Cuando Luis Rafael cita, es para aclarar un concepto, o robustecer su tesis. La
bibliografía no es como esa nariz del verso de Quevedo, a la que estaba pegado
un hombre. La bibliografía es un andamio, jamás la parte principal del
discurso.
En cuanto a la virtud esencial, consiste en la pasión. Luis Rafael
quiere mostrar, y demuestra, que el mejor Modernismo es el encarnado por Martí.
Y para eso muestra la lección del Maestro siguiendo su límpida trayectoria, sin
visitar predios ajenos. Y si esa trayectoria tiene alguna curva, es la misma
que sigue una flecha antes de llegar a su destino.
Luis Rafael es un poeta, narrador y
ensayista nacido en Cuba.
Ha publicado una veintena de libros, entre ellos:
Narrativa: La magia de
ET, Piratas y Corsarios del Caribe, Liz desea, Cuentos para dormir, Mulato, El dueño de los caballitos, El detective Perrín
acude al llamado (cuento policíacos para niños)

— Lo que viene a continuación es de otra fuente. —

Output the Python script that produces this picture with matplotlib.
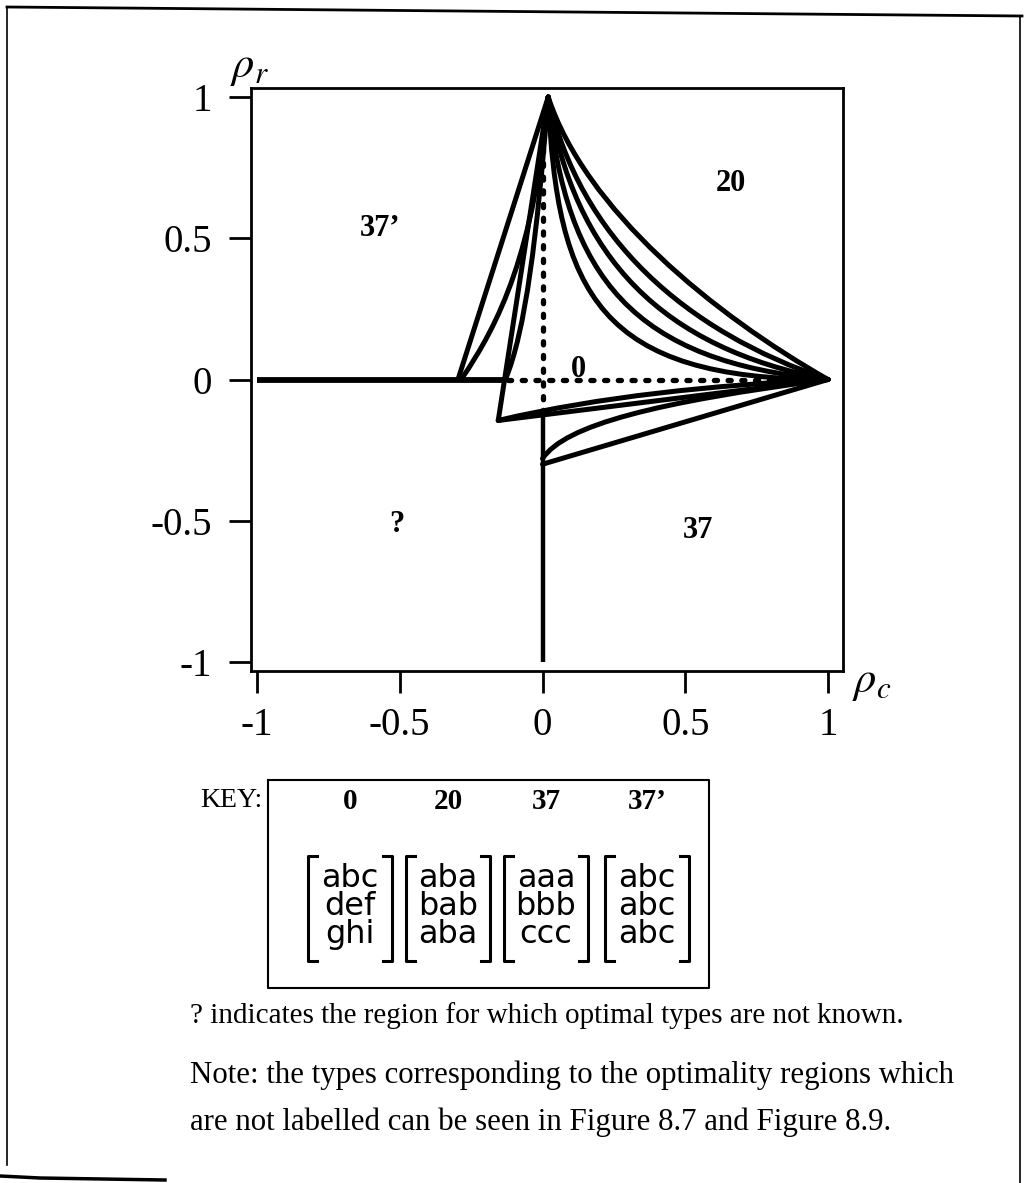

Ensayo: Eliseo Diego: donde la demasiada
luz.
Poesía: Babel, Cartas
al hijo.
[i] Editorial Complutense, 2013.
[ii] En posteriores ediciones del libro, Borges dijo que conservaba
“estas impertinencias para castigarme por haberlas escrito. En aquel tiempo
creía que los poemas de Lugones eran superiores a los de Darío. Es verdad que
también creía que los de Quevedo eran superiores a los de Góngora”.